Un’altra giornata di dolore, quello vero, quello che riempie il perimetro del cantiere Esselunga di cartelli, biglietti, slogan, striscioni, candele, palloncini e mazzi di fiori. Anche nell’era dei social, dove i pensieri si possono scrivere senza ’scomodarsi’ troppo, la città e il quartiere si stringono attorno alla strage di Via Mariti, portando e appoggiando una carezza, un pensiero, un dono, sulle recinzioni esterne, con le strade chiuse da venerdì alle 8 e 52 dopo il crollo maledetto.

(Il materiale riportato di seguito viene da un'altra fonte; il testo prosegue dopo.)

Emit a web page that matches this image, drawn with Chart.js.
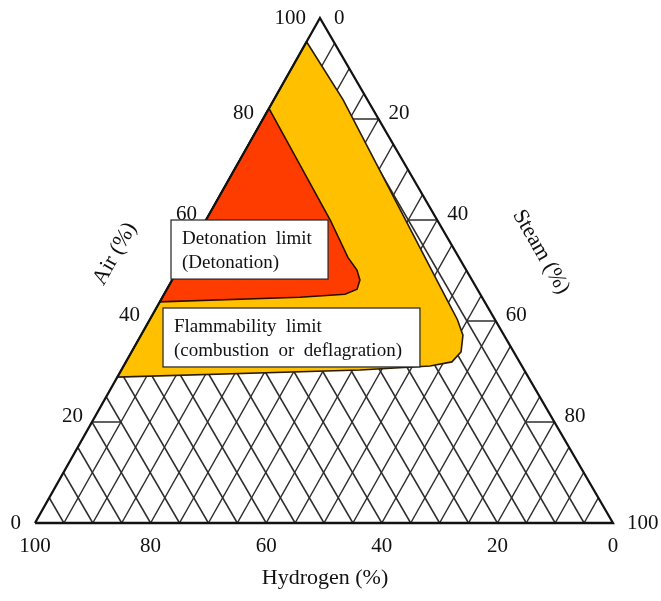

"La vita è sacra. Non può e non deve morire per subappalti. Basta vite spezzate sul lavoro. Basta. Un sentito cordoglio per le famiglie nel dolore". E’ uno dei pensieri tra i circa venti biglietti e un centinaio di mazzi di fiori, portati ogni giorno dagli abitanti di Ponte di Mezzo, come un pellegrinaggio, tra via Giovanni da Empoli, dove è crollato il finestrone con lo scuolabus parcheggiato e Via Ponte di Mezzo, ingresso principale al cantiere. Omaggi silenziosi per la maggior parte, senza nessun biglietto. Anche la mattinata di ieri marchia, negli occhi, la malinconia dei residenti che vivono un febbraio caldo e soleggiato, ma desolato e triste. Sembra quasi una domenica di luglio.
Come Stefania ed Elisa, che hanno appeso alla transenna una rosa bianca con un biglietto che recita una frase di una canzone di Vecchioni, in ricordo di quei giovani sepolti dal cemento: "Sogna ragazzo sogna... tanto calore". Anche la riflessione di un bambino, con il suo disegno lasciato alle porte del cantiere dannato: il rilievo di una mongolfiera che vola in cielo come a ricordare gli operai. E in alto nella parte azzurra la scritta ’mi dispiace tanto’, con dei cuori spezzati.
Pensieri, citazioni, slogan di un popolo, quello fiorentino arrabbiato e sconvolto dalla tragedia che ha colpito un triangolo di Q5. Parole forti quelle di un cartellone anonimo: "La giacca del padrone che ti ha ucciso, ti hanno nascosto subito.. ci dicono che siamo uguali, ma uguali davanti a chi? Alla legge del padrone risponderemo con la rivoluzione".
Si aggiunge un secondo: "Agli eroi morti sul lavoro per colpa dei padroni che vogliono arricchirsi. Viva la classe operaia". Biglietti che si fanno eco tra loro, palloncini che partono attaccati a quelle reti verdi e che poi volano con la scritta ’Non si può morire così’. E poi: "Il dolore non ha colore". Messaggi che lasciano l’amaro in bocca e nostalgia anche solo leggendoli come quello di un altro anonimo che vicino ad un mazzo di rose rosse scrive: "Non si può morire per un pezzo di pane". E ancora avvolti ad un mazzo di mimose, un po stanche dal supersole di questi giorni, con due candele ormai quasi spente la firma di ’P’ cita: "Impariamo ad accettare i no e a dire di no".
Rose principalmente bianche, e un marciapiede che si è trasformato in una chiesa a cielo aperto, dove la cera consumata da più di cento ore dalla tragedia, è caduta sull’asfalto.
Si continua la lunga scia di pensieri con Emanuela: "Tanto dolore per le vittime e vicinanza alle loro famiglie", un biglietto rosso attaccato ad un mazzo di mimose di un giallo acceso.